* DIRECTIONS FOR THIS TASK
Without the pictures, print the lines running from the beginning of the material to the line containing "minimum width=59pt] (bD)", both ends included.

* DATA EXCERPT

━━━━━━━━━━━━━━━━━━━━

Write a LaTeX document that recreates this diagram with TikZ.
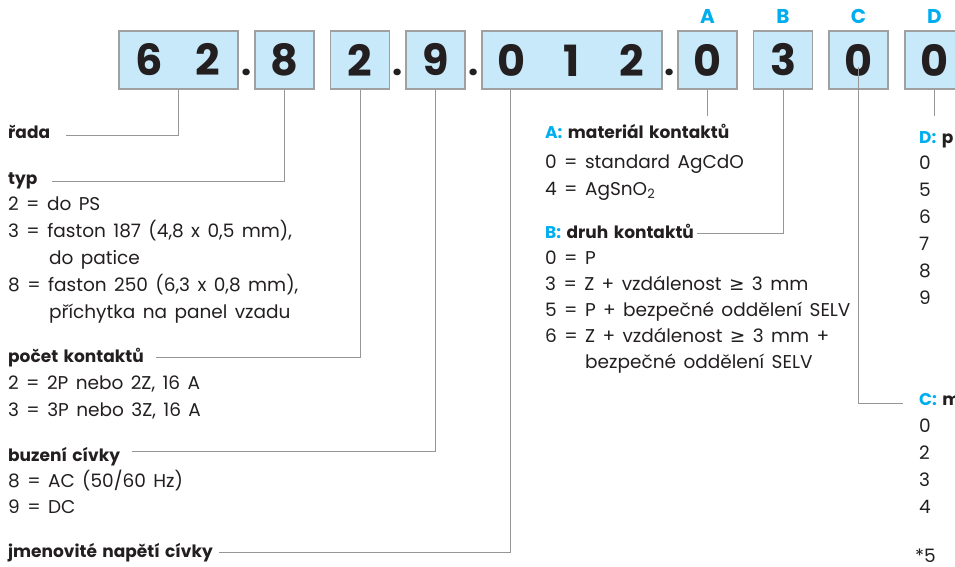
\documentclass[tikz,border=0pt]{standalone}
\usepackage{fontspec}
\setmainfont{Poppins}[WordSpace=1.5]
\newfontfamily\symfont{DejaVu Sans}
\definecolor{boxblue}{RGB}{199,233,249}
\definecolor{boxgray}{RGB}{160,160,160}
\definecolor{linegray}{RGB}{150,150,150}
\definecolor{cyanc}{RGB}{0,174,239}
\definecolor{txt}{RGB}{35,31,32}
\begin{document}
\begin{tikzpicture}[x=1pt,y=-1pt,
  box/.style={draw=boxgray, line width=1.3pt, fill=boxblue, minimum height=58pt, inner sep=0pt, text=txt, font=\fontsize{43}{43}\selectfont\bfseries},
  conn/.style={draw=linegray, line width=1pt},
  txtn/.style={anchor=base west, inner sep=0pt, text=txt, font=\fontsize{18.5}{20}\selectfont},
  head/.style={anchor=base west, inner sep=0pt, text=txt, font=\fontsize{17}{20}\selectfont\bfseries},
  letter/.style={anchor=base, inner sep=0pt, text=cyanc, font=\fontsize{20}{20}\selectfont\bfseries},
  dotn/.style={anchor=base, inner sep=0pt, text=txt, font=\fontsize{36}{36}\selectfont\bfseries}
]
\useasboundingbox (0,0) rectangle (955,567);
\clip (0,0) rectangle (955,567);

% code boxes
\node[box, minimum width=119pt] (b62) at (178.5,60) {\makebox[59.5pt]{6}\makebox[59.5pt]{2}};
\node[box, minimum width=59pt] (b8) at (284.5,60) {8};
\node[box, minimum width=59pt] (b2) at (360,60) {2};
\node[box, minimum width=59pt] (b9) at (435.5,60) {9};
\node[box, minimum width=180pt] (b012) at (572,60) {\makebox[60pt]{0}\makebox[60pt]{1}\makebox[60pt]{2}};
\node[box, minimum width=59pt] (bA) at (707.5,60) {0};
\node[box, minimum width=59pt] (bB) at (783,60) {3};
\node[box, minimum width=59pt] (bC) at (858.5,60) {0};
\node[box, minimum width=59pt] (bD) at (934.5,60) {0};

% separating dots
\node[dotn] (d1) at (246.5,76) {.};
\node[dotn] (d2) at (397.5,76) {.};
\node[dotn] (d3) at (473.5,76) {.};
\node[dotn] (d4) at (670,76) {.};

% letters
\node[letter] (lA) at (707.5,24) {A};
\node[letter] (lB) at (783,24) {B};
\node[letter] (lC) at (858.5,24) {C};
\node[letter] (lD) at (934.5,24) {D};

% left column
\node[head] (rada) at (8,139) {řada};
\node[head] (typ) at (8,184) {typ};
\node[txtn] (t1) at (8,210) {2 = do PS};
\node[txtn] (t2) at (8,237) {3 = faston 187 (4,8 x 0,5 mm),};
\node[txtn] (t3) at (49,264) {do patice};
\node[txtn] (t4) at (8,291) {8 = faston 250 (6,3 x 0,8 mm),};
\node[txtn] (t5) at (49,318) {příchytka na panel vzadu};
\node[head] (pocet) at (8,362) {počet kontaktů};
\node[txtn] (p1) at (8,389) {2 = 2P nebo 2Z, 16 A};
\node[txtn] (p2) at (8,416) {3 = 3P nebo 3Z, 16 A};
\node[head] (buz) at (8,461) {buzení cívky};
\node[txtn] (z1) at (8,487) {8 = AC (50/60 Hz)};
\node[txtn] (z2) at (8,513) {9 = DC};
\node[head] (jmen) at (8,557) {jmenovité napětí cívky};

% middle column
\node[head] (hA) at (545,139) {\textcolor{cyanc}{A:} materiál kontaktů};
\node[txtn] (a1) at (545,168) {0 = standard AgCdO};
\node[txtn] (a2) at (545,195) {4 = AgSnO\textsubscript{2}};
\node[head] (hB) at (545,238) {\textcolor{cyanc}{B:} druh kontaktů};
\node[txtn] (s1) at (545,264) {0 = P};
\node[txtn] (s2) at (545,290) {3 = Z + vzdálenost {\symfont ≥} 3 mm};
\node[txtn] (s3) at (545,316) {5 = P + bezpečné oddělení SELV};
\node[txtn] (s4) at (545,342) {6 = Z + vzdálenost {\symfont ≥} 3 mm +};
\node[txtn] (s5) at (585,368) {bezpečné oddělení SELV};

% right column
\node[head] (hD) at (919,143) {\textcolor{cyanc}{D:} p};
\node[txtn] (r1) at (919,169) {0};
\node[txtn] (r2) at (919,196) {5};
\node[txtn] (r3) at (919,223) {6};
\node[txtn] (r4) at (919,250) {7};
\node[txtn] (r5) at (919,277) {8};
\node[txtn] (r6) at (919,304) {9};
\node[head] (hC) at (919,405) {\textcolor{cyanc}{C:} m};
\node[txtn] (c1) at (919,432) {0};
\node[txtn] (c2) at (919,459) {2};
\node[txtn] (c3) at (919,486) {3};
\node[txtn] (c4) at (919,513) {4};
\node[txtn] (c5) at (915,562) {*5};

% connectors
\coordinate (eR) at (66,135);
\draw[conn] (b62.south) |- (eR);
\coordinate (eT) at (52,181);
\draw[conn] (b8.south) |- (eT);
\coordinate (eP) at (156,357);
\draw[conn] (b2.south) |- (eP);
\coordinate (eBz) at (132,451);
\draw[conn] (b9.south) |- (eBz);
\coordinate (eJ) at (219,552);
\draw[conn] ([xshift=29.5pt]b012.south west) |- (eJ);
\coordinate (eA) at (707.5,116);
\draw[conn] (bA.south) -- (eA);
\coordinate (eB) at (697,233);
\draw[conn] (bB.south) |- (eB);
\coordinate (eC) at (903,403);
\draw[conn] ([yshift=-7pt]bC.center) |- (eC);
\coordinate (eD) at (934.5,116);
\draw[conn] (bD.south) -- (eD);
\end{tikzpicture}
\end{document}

━━━━━━━━━━━━━━━━━━━━

* RESULT FOR THIS EXERCISE
Write a LaTeX document that recreates this diagram with TikZ.
\documentclass[tikz,border=0pt]{standalone}
\usepackage{fontspec}
\setmainfont{Poppins}[WordSpace=1.5]
\newfontfamily\symfont{DejaVu Sans}
\definecolor{boxblue}{RGB}{199,233,249}
\definecolor{boxgray}{RGB}{160,160,160}
\definecolor{linegray}{RGB}{150,150,150}
\definecolor{cyanc}{RGB}{0,174,239}
\definecolor{txt}{RGB}{35,31,32}
\begin{document}
\begin{tikzpicture}[x=1pt,y=-1pt,
  box/.style={draw=boxgray, line width=1.3pt, fill=boxblue, minimum height=58pt, inner sep=0pt, text=txt, font=\fontsize{43}{43}\selectfont\bfseries},
  conn/.style={draw=linegray, line width=1pt},
  txtn/.style={anchor=base west, inner sep=0pt, text=txt, font=\fontsize{18.5}{20}\selectfont},
  head/.style={anchor=base west, inner sep=0pt, text=txt, font=\fontsize{17}{20}\selectfont\bfseries},
  letter/.style={anchor=base, inner sep=0pt, text=cyanc, font=\fontsize{20}{20}\selectfont\bfseries},
  dotn/.style={anchor=base, inner sep=0pt, text=txt, font=\fontsize{36}{36}\selectfont\bfseries}
]
\useasboundingbox (0,0) rectangle (955,567);
\clip (0,0) rectangle (955,567);

% code boxes
\node[box, minimum width=119pt] (b62) at (178.5,60) {\makebox[59.5pt]{6}\makebox[59.5pt]{2}};
\node[box, minimum width=59pt] (b8) at (284.5,60) {8};
\node[box, minimum width=59pt] (b2) at (360,60) {2};
\node[box, minimum width=59pt] (b9) at (435.5,60) {9};
\node[box, minimum width=180pt] (b012) at (572,60) {\makebox[60pt]{0}\makebox[60pt]{1}\makebox[60pt]{2}};
\node[box, minimum width=59pt] (bA) at (707.5,60) {0};
\node[box, minimum width=59pt] (bB) at (783,60) {3};
\node[box, minimum width=59pt] (bC) at (858.5,60) {0};
\node[box, minimum width=59pt] (bD) at (934.5,60) {0};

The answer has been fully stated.